Amjad Shawa, head of the Palestinian NGOs network, also observed that Israeli forces were “aiming to force Palestinians to the southern areas using these explosions, but everyone knows that there is no safe place in the south or any humanitarian zone”.
Demolitions are now taking place at will, with the high-rise buildings in Gaza City falling to attacks.
BBC Verify noted that the Israeli Defense Forces (IDF) is replicating its pattern of demolishing structures in southern Gaza. “Thousands of buildings in areas including Rafah and Khan Younis have been demolished by controlled explosions and demolition contractors in the area.”
Along the way, tents have disappeared in such areas as Zeitoun. Palestinians, treated like much incidental livestock in war, have again been forced to move on under callous direction. Israel’s military spokesperson Avichay Adraee growled his bit of advice that residents leave the city to move to a designated coastal area of Khan Younis, risibly called a “humanitarian zone”.
On social media, Adraee assured his own conscience and those of his colleagues: Residents are told to leave such specific buildings as the Al-Ruya complex because of alleged Hamas “terrorist infrastructure” in it.
Israeli Prime Minister Benjamin Netanyahu added a vicious flourish, treating the systematic destruction of Gaza City’s infrastructure as entailing the necessary removal of “terror towers” and “nests of terror” (50, to date, have been destroyed). “Now all of this is just an introduction, just a prelude, to the main intense operation — a ground manoeuvre of our forces, who are organising and gathering in Gaza City.”
Paying lip service to humanitarian considerations, Netanyahu wished it to be on the record that those in Gaza “take advantage of this opportunity and listen” with care to his words: “You have been warned. Get out of there.”
The time given for leaving is a question of debate.

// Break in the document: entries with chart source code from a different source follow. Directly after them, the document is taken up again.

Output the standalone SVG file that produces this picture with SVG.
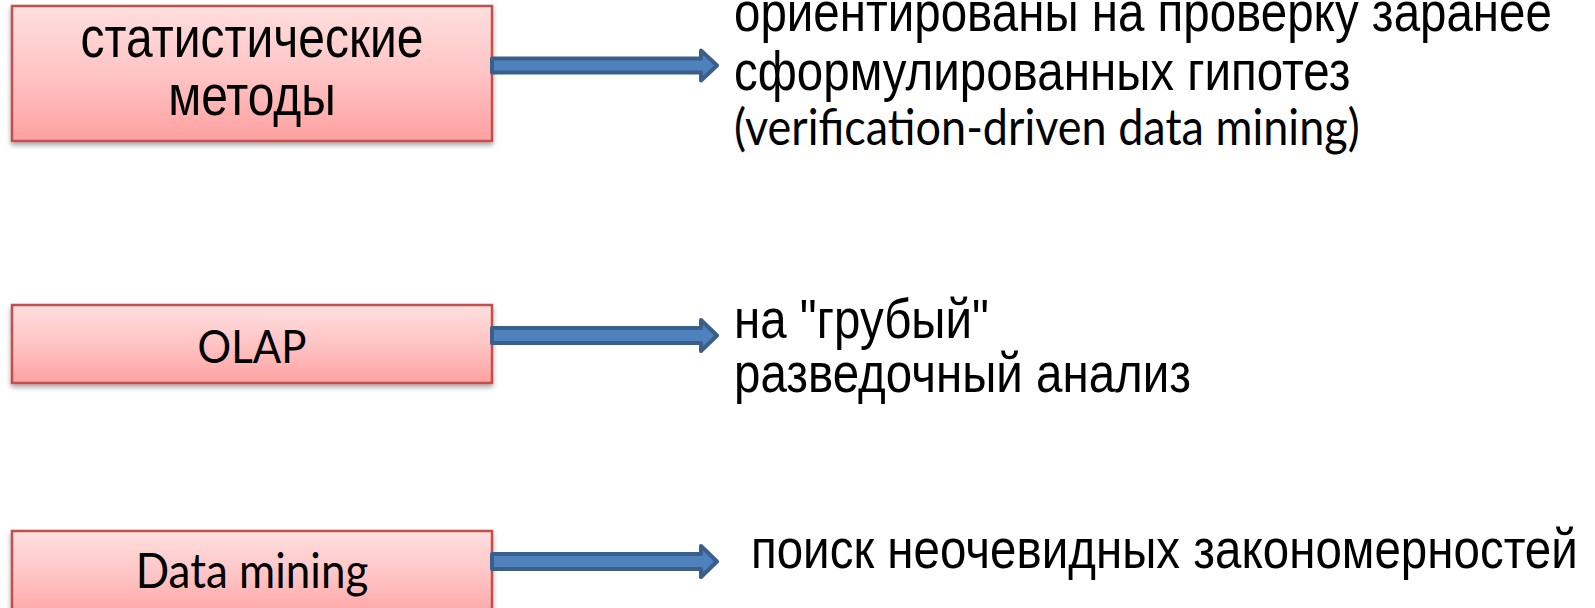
<svg xmlns="http://www.w3.org/2000/svg" width="1595" height="608" viewBox="0 0 1595 608">
  <style>
    .box { fill: url(#boxFill); stroke: #C0504D; stroke-width: 2.5; filter: url(#shadow); }
    .lbl { font-family: "Liberation Sans", Arial, sans-serif; font-size: 47.5px; fill: #000; }
    .lblc { font-family: Lato, "Open Sans", sans-serif; font-size: 45px; fill: #000; }
    .arrow { fill: #4F81BD; stroke: #3A5F8B; stroke-width: 4; stroke-linejoin: round; }
  </style>
  <defs>
    <linearGradient id="boxFill" x1="0" y1="0" x2="0" y2="1">
      <stop offset="0" stop-color="#FFDFDF"/>
      <stop offset="0.5" stop-color="#FFC4C4"/>
      <stop offset="1" stop-color="#FFA1A1"/>
    </linearGradient>
    <filter id="shadow" x="-5%" y="-10%" width="110%" height="130%">
      <feDropShadow dx="0" dy="3" stdDeviation="2.5" flood-color="#000" flood-opacity="0.35"/>
    </filter>
  </defs>

  <!-- nodes (labels are drawn slightly stretched vertically) -->
  <g id="node-stat">
    <rect class="box" x="12" y="6" width="480" height="135"/>
    <text class="lbl" style="font-size:48px" transform="matrix(1,0,0,1.18,252,57)" text-anchor="middle">статистические</text>
    <text class="lbl" style="font-size:48px" transform="matrix(1,0,0,1.18,252,115)" text-anchor="middle">методы</text>
  </g>
  <g id="node-olap">
    <rect class="box" x="12" y="305" width="480" height="78"/>
    <text class="lblc" style="font-size:42px" transform="matrix(1,0,0,1.12,252,363)" text-anchor="middle">OLAP</text>
  </g>
  <g id="node-dm">
    <rect class="box" x="12" y="531" width="480" height="90"/>
    <text class="lblc" style="font-size:44px" transform="matrix(1,0,0,1.12,252,588)" text-anchor="middle">Data mining</text>
  </g>

  <g id="desc-stat">
    <text class="lbl" transform="matrix(1,0,0,1.18,734,31)">ориентированы на проверку заранее</text>
    <text class="lbl" transform="matrix(1,0,0,1.18,734,89.5)">сформулированных гипотез</text>
    <text class="lblc" transform="matrix(1,0,0,1.12,734,145)">(verification-driven data mining)</text>
  </g>
  <g id="desc-olap">
    <text class="lbl" transform="matrix(1,0,0,1.18,734,338)">на "грубый"</text>
    <text class="lbl" transform="matrix(1,0,0,1.18,734,391.5)">разведочный анализ</text>
  </g>
  <g id="desc-dm">
    <text class="lbl" transform="matrix(1,0,0,1.18,751,568)">поиск неочевидных закономерностей</text>
  </g>

  <!-- connectors: block arrows -->
  <g id="connectors">
    <path class="arrow" d="M492,58.5 H701 V50.5 L717,65.5 L701,80.5 V72.5 H492 Z"/>
    <path class="arrow" d="M492,328 H701 V320 L717,335.5 L701,351 V343 H492 Z"/>
    <path class="arrow" d="M492,554 H701 V546 L717,561.5 L701,577 V569 H492 Z"/>
  </g>
</svg>
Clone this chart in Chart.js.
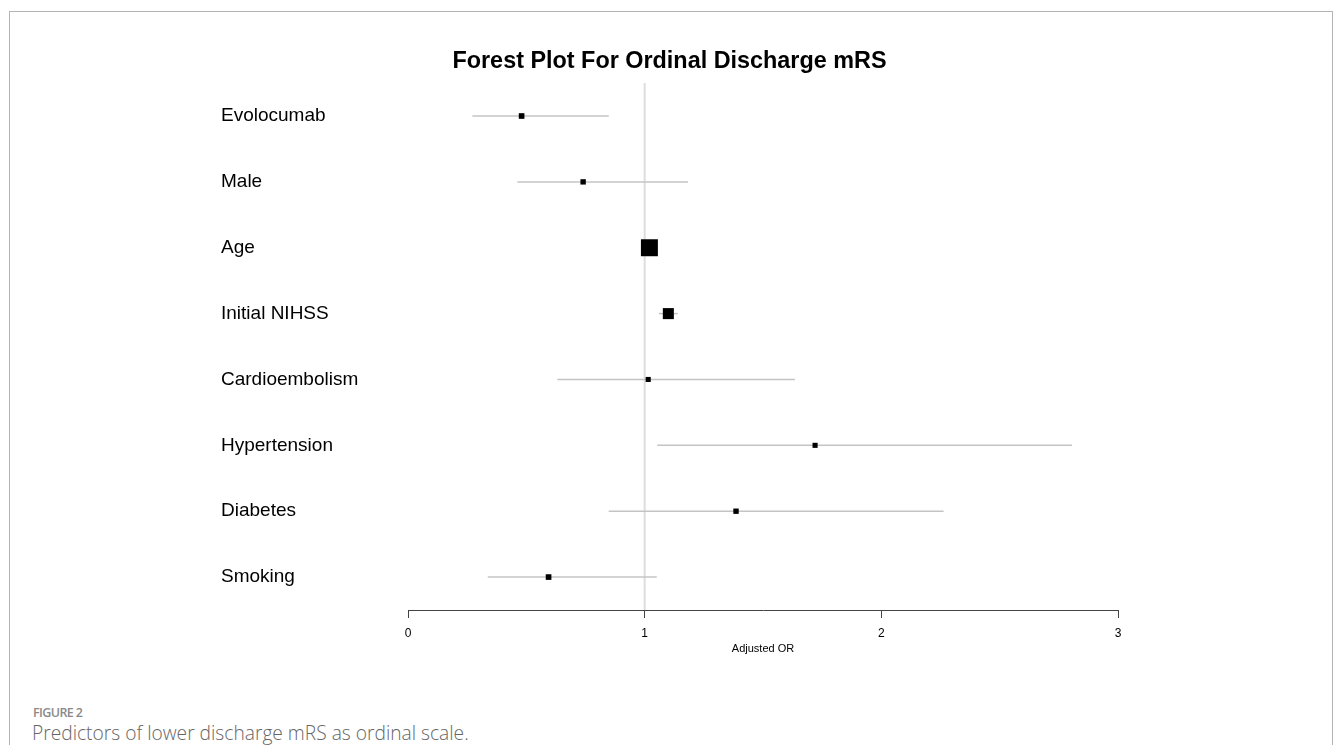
<!DOCTYPE html>
<html>
<head>
<meta charset="utf-8">
<script src="https://cdn.jsdelivr.net/npm/chart.js@4.4.1/dist/chart.umd.min.js"></script>
<style>
  html, body { margin: 0; padding: 0; background: #fff; }
  body { width: 1335px; height: 745px; position: relative; overflow: hidden; }
  #frame { position: absolute; left: 9px; top: 11px; width: 1322px; height: 760px;
           border: 1px solid #b4b4b4; border-bottom: none; }
  #wrap { position: absolute; left: 0; top: 0; width: 1335px; height: 700px; }
  .figno { position: absolute; left: 33px; top: 704px; font: 600 12.5px "Open Sans", sans-serif; color: #8a8a8a; letter-spacing: -0.6px; }
  .caption { position: absolute; left: 32px; top: 719px; font: 300 19.2px "Open Sans", sans-serif; color: #666; }
</style>
</head>
<body>
<div id="frame"></div>
<div id="wrap"><canvas id="forestChart"></canvas></div>
<div class="figno">FIGURE 2</div>
<div class="caption">Predictors of lower discharge mRS as ordinal scale.</div>
<script>
// rows, top to bottom
const labels = ['Evolocumab', 'Male', 'Age', 'Initial NIHSS', 'Cardioembolism', 'Hypertension', 'Diabetes', 'Smoking'];
const oddsRatio = [0.48, 0.74, 1.02, 1.10, 1.015, 1.72, 1.386, 0.594];
const lowerCI = [0.272, 0.462, 1.00, 1.06, 0.631, 1.053, 0.848, 0.337];
const upperCI = [0.848, 1.183, 1.04, 1.14, 1.635, 2.806, 2.263, 1.051];
const xTicks = [0, 1, 2, 3];

// CI whiskers and the line of no effect, drawn under the boxes
const ciPlugin = {
    id: 'ciLines',
    beforeDatasetsDraw(chart) {
        const { ctx, chartArea, scales: { x, y } } = chart;
        ctx.save();
        const x1 = x.getPixelForValue(1);
        ctx.strokeStyle = '#dddddd';
        ctx.lineWidth = 2;
        ctx.beginPath();
        ctx.moveTo(x1, chartArea.top);
        ctx.lineTo(x1, chartArea.bottom);
        ctx.stroke();

        ctx.strokeStyle = '#c4c4c4';
        ctx.lineWidth = 1.5;
        labels.forEach((_, i) => {
            const py = y.getPixelForValue(i + 1);
            ctx.beginPath();
            ctx.moveTo(x.getPixelForValue(lowerCI[i]), py);
            ctx.lineTo(x.getPixelForValue(upperCI[i]), py);
            ctx.stroke();
        });
        ctx.restore();
    }
};

const chart = new Chart(document.getElementById('forestChart'), {
    type: 'scatter',
    data: {
        datasets: [{
            label: 'Adjusted OR',
            data: oddsRatio.map((v, i) => ({ x: v, y: i + 1 })),
            pointStyle: 'rect',
            pointRadius: [4, 3.8, 12, 7.8, 3.6, 3.6, 3.8, 4],
            pointHoverRadius: [4, 3.8, 12, 7.8, 3.6, 3.6, 3.8, 4],
            pointBorderWidth: 0,
            backgroundColor: '#000'
        }]
    },
    options: {
        responsive: true,
        maintainAspectRatio: false,
        animation: false,
        layout: { padding: { left: 221, right: 217, top: 0, bottom: 44 } },
        plugins: {
            legend: { display: false },
            tooltip: { enabled: false },
            title: {
                display: true,
                text: 'Forest Plot For Ordinal Discharge mRS',
                color: '#000',
                font: { family: '"Liberation Sans", Arial, sans-serif', size: 23.4, weight: 'bold' },
                padding: { top: 47.5, bottom: 7.5 }
            }
        },
        scales: {
            x: {
                type: 'linear',
                min: 0,
                max: 3,
                afterBuildTicks: s => { s.ticks = xTicks.map(v => ({ value: v })); },
                afterFit: s => { s.height = 46; },
                grid: { drawOnChartArea: false, drawTicks: true, tickLength: 8, color: '#444', lineWidth: 1 },
                border: { display: true, color: '#444', width: 1 },
                ticks: {
                    color: '#000',
                    padding: 8,
                    font: { family: '"Liberation Sans", Arial, sans-serif', size: 12 }
                },
                title: {
                    display: true,
                    text: 'Adjusted OR',
                    color: '#000',
                    font: { family: '"Liberation Sans", Arial, sans-serif', size: 11 },
                    padding: { top: 2, bottom: 0 }
                }
            },
            y: {
                type: 'linear',
                min: 0.5,
                max: 8.5,
                reverse: true,
                afterBuildTicks: s => { s.ticks = labels.map((_, i) => ({ value: i + 1 })); },
                afterFit: s => { s.width = 187; },
                grid: { display: false },
                border: { display: false },
                ticks: {
                    color: '#000',
                    crossAlign: 'far',
                    callback: v => labels[v - 1],
                    font: { family: '"Liberation Sans", Arial, sans-serif', size: 19 }
                }
            }
        }
    },
    plugins: [ciPlugin]
});
</script>
</body>
</html>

Aida Abu Kas, resident of the now demolished Sousi Tower, claimed the IDF gave them 20 minutes to take what belongings they could and leave before its razing.
A better perspective of Israeli intentions is offered by defence minister Israel Katz. In posting a video on social media featuring the destruction of Sousi Tower, he ecstatically claimed: “The gates of hell are being unlocked in Gaza City.”
In another blood lust post on X, Katz said: “A last warning to the murderers and rapists of Hamas in Gaza, and in luxury hotels abroad: Release the hostages, and put down your weapons – or Gaza will be destroyed and you will be obliterated.”
There is no distinguishing between civilians and combatants. Targets and culpability are conflated, as they have been from the outset. The next hellish stage is being set.